Start of DATA SHOWN

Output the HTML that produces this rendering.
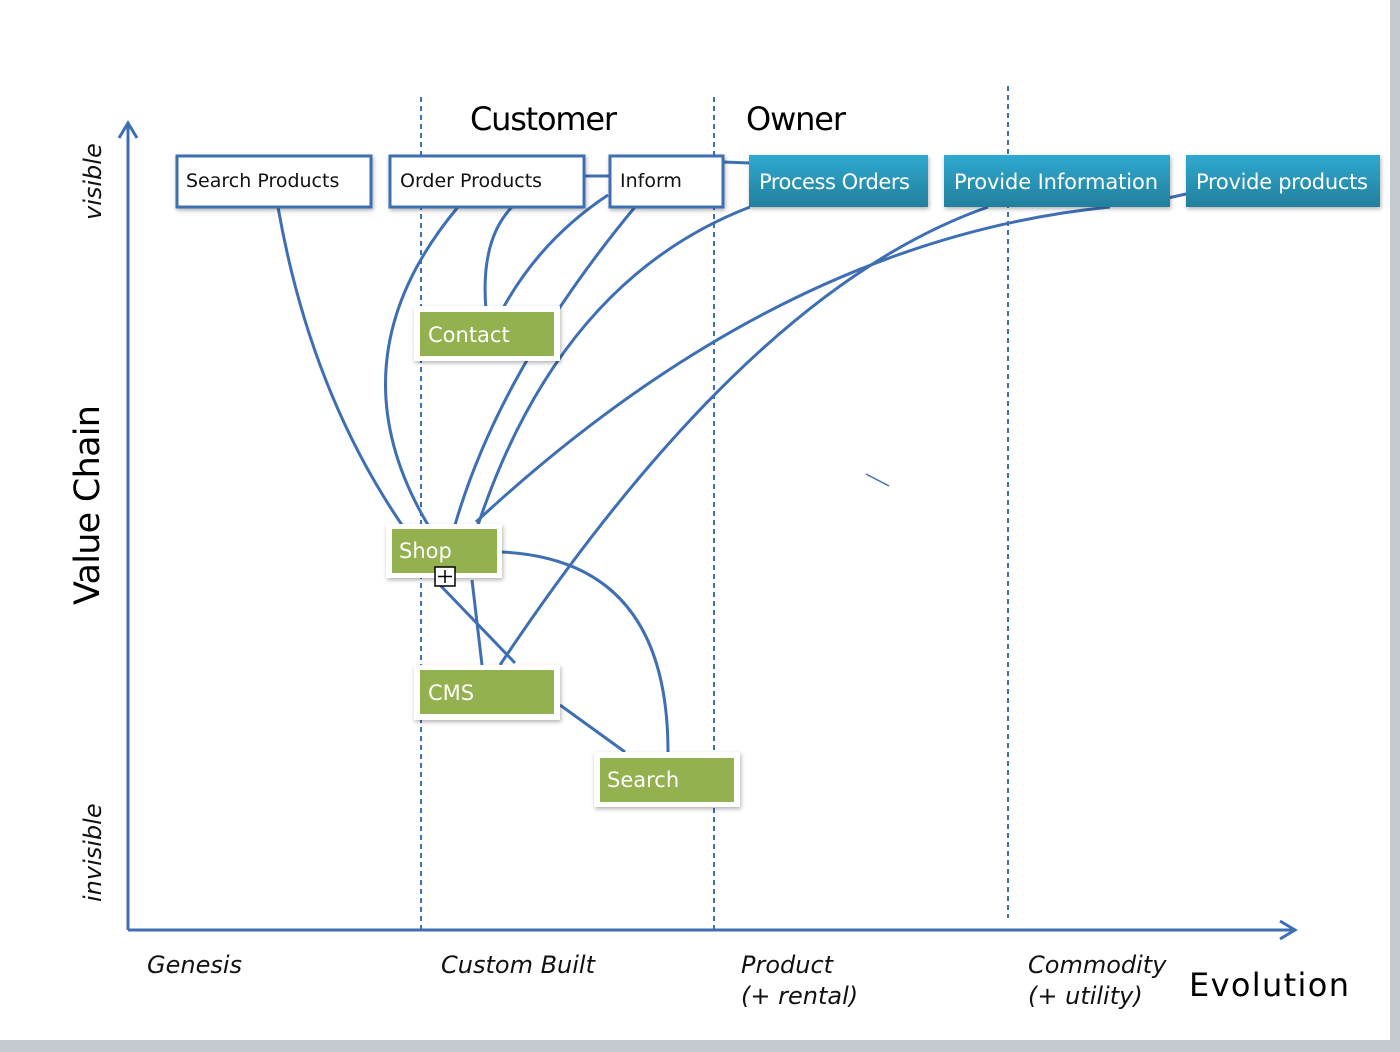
<!DOCTYPE html>
<html><head><meta charset="utf-8"><style>
html,body{margin:0;padding:0;background:#fff;}
svg{display:block;font-family:"DejaVu Sans","Liberation Sans",sans-serif;}
</style></head><body>
<svg width="1400" height="1052" viewBox="0 0 1400 1052">
<defs>
<linearGradient id="bl" x1="0" y1="0" x2="0" y2="1"><stop offset="0" stop-color="#2fa9cf"/><stop offset="1" stop-color="#237f9c"/></linearGradient>
<filter id="sh" x="-10%" y="-10%" width="130%" height="140%"><feDropShadow dx="1" dy="2" stdDeviation="2" flood-color="#000" flood-opacity="0.3"/></filter>
</defs>
<rect x="1390" y="0" width="10" height="1052" fill="#c4c8cf"/>
<rect x="0" y="1040" width="1400" height="12" fill="#c4c8cf"/>
<g stroke="#3e6fb3" stroke-width="2" stroke-dasharray="5,4">
<line x1="421" y1="97" x2="421" y2="930"/>
<line x1="714" y1="97" x2="714" y2="930"/>
<line x1="1008" y1="86" x2="1008" y2="918"/>
</g>
<g stroke="#3e6fb3" stroke-width="3" fill="none">
<line x1="128" y1="930" x2="128" y2="124"/>
<polyline points="119,138 128,123 137,138"/>
<line x1="128" y1="930" x2="1294" y2="930"/>
<polyline points="1280,921 1295,930 1280,939"/>
<path d="M278 207 Q310 390 402 525"/>
<path d="M458 207 Q330 360 428 525"/>
<path d="M512 207 Q480 240 486 310"/>
<path d="M608 195 Q540 240 502 310"/>
<path d="M635 207 Q500 370 455 525"/>
<path d="M750 207 Q560 280 478 525"/>
<path d="M988 207 Q750 290 500 665"/>
<path d="M1110 207 Q780 240 476 522"/>
<path d="M502 552 Q668 560 668 752"/>
<path d="M440 585 L515 663"/>
<path d="M560 705 L625 752"/>
<path d="M472 580 L482 665"/>
<path d="M585 176 L610 176"/>
<path d="M723 162 L750 163"/>
<path d="M1168 198 L1186 194"/>
<line x1="866" y1="474" x2="889" y2="486" stroke-width="1.5"/>
</g>
<g filter="url(#sh)">
<rect x="177" y="156" width="194" height="51" fill="#fff" stroke="#3e6fb3" stroke-width="3"/>
<rect x="390" y="156" width="194" height="51" fill="#fff" stroke="#3e6fb3" stroke-width="3"/>
<rect x="610" y="156" width="113" height="51" fill="#fff" stroke="#3e6fb3" stroke-width="3"/>
<rect x="749" y="155" width="179" height="52" fill="url(#bl)"/>
<rect x="944" y="155" width="226" height="52" fill="url(#bl)"/>
<rect x="1186" y="155" width="194" height="52" fill="url(#bl)"/>
<rect x="414" y="306" width="146" height="55" fill="#fff"/>
<rect x="386" y="524" width="116" height="54" fill="#fff"/>
<rect x="414" y="665" width="146" height="55" fill="#fff"/>
<rect x="594" y="752" width="146" height="55" fill="#fff"/>
</g>
<rect x="420" y="312" width="134" height="44" fill="#93b14e"/>
<rect x="392" y="529" width="105" height="44" fill="#93b14e"/>
<rect x="420" y="670" width="134" height="44" fill="#93b14e"/>
<rect x="600" y="758" width="134" height="44" fill="#93b14e"/>
<rect x="435" y="567" width="20" height="19" fill="#fff" stroke="#000" stroke-width="1.5"/>
<path d="M445 570 V583 M438 576.5 H452" stroke="#000" stroke-width="1.5"/>
<g font-size="19" fill="#111">
<text x="186" y="187">Search Products</text>
<text x="400" y="187">Order Products</text>
<text x="620" y="187">Inform</text>
</g>
<g font-size="21" fill="#fff">
<text x="759" y="189" textLength="151">Process Orders</text>
<text x="954" y="189" textLength="204">Provide Information</text>
<text x="1196" y="189" textLength="172">Provide products</text>
<text x="428" y="342">Contact</text>
<text x="399" y="558">Shop</text>
<text x="428" y="700">CMS</text>
<text x="607" y="787">Search</text>
</g>
<g font-size="32" fill="#000">
<text x="470" y="130" textLength="147">Customer</text>
<text x="746" y="130" textLength="100">Owner</text>
<text x="1189" y="996" textLength="160">Evolution</text>
<text transform="translate(99,605) rotate(-90)" font-size="35" textLength="200">Value Chain</text>
</g>
<g font-size="24" font-style="italic" fill="#111">
<text x="147" y="973">Genesis</text>
<text x="441" y="973">Custom Built</text>
<text x="741" y="973">Product</text>
<text x="741" y="1004">(+ rental)</text>
<text x="1028" y="973">Commodity</text>
<text x="1028" y="1004">(+ utility)</text>
<text transform="translate(101,220) rotate(-90)">visible</text>
<text transform="translate(101,902) rotate(-90)">invisible</text>
</g>
</svg>
</body></html>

End of DATA SHOWN

SHORT PROBLEM: Transcribe the whole listing, character for character, but not its images.

THE REPLY:
Output the HTML that produces this rendering.
<!DOCTYPE html>
<html><head><meta charset="utf-8"><style>
html,body{margin:0;padding:0;background:#fff;}
svg{display:block;font-family:"DejaVu Sans","Liberation Sans",sans-serif;}
</style></head><body>
<svg width="1400" height="1052" viewBox="0 0 1400 1052">
<defs>
<linearGradient id="bl" x1="0" y1="0" x2="0" y2="1"><stop offset="0" stop-color="#2fa9cf"/><stop offset="1" stop-color="#237f9c"/></linearGradient>
<filter id="sh" x="-10%" y="-10%" width="130%" height="140%"><feDropShadow dx="1" dy="2" stdDeviation="2" flood-color="#000" flood-opacity="0.3"/></filter>
</defs>
<rect x="1390" y="0" width="10" height="1052" fill="#c4c8cf"/>
<rect x="0" y="1040" width="1400" height="12" fill="#c4c8cf"/>
<g stroke="#3e6fb3" stroke-width="2" stroke-dasharray="5,4">
<line x1="421" y1="97" x2="421" y2="930"/>
<line x1="714" y1="97" x2="714" y2="930"/>
<line x1="1008" y1="86" x2="1008" y2="918"/>
</g>
<g stroke="#3e6fb3" stroke-width="3" fill="none">
<line x1="128" y1="930" x2="128" y2="124"/>
<polyline points="119,138 128,123 137,138"/>
<line x1="128" y1="930" x2="1294" y2="930"/>
<polyline points="1280,921 1295,930 1280,939"/>
<path d="M278 207 Q310 390 402 525"/>
<path d="M458 207 Q330 360 428 525"/>
<path d="M512 207 Q480 240 486 310"/>
<path d="M608 195 Q540 240 502 310"/>
<path d="M635 207 Q500 370 455 525"/>
<path d="M750 207 Q560 280 478 525"/>
<path d="M988 207 Q750 290 500 665"/>
<path d="M1110 207 Q780 240 476 522"/>
<path d="M502 552 Q668 560 668 752"/>
<path d="M440 585 L515 663"/>
<path d="M560 705 L625 752"/>
<path d="M472 580 L482 665"/>
<path d="M585 176 L610 176"/>
<path d="M723 162 L750 163"/>
<path d="M1168 198 L1186 194"/>
<line x1="866" y1="474" x2="889" y2="486" stroke-width="1.5"/>
</g>
<g filter="url(#sh)">
<rect x="177" y="156" width="194" height="51" fill="#fff" stroke="#3e6fb3" stroke-width="3"/>
<rect x="390" y="156" width="194" height="51" fill="#fff" stroke="#3e6fb3" stroke-width="3"/>
<rect x="610" y="156" width="113" height="51" fill="#fff" stroke="#3e6fb3" stroke-width="3"/>
<rect x="749" y="155" width="179" height="52" fill="url(#bl)"/>
<rect x="944" y="155" width="226" height="52" fill="url(#bl)"/>
<rect x="1186" y="155" width="194" height="52" fill="url(#bl)"/>
<rect x="414" y="306" width="146" height="55" fill="#fff"/>
<rect x="386" y="524" width="116" height="54" fill="#fff"/>
<rect x="414" y="665" width="146" height="55" fill="#fff"/>
<rect x="594" y="752" width="146" height="55" fill="#fff"/>
</g>
<rect x="420" y="312" width="134" height="44" fill="#93b14e"/>
<rect x="392" y="529" width="105" height="44" fill="#93b14e"/>
<rect x="420" y="670" width="134" height="44" fill="#93b14e"/>
<rect x="600" y="758" width="134" height="44" fill="#93b14e"/>
<rect x="435" y="567" width="20" height="19" fill="#fff" stroke="#000" stroke-width="1.5"/>
<path d="M445 570 V583 M438 576.5 H452" stroke="#000" stroke-width="1.5"/>
<g font-size="19" fill="#111">
<text x="186" y="187">Search Products</text>
<text x="400" y="187">Order Products</text>
<text x="620" y="187">Inform</text>
</g>
<g font-size="21" fill="#fff">
<text x="759" y="189" textLength="151">Process Orders</text>
<text x="954" y="189" textLength="204">Provide Information</text>
<text x="1196" y="189" textLength="172">Provide products</text>
<text x="428" y="342">Contact</text>
<text x="399" y="558">Shop</text>
<text x="428" y="700">CMS</text>
<text x="607" y="787">Search</text>
</g>
<g font-size="32" fill="#000">
<text x="470" y="130" textLength="147">Customer</text>
<text x="746" y="130" textLength="100">Owner</text>
<text x="1189" y="996" textLength="160">Evolution</text>
<text transform="translate(99,605) rotate(-90)" font-size="35" textLength="200">Value Chain</text>
</g>
<g font-size="24" font-style="italic" fill="#111">
<text x="147" y="973">Genesis</text>
<text x="441" y="973">Custom Built</text>
<text x="741" y="973">Product</text>
<text x="741" y="1004">(+ rental)</text>
<text x="1028" y="973">Commodity</text>
<text x="1028" y="1004">(+ utility)</text>
<text transform="translate(101,220) rotate(-90)">visible</text>
<text transform="translate(101,902) rotate(-90)">invisible</text>
</g>
</svg>
</body></html>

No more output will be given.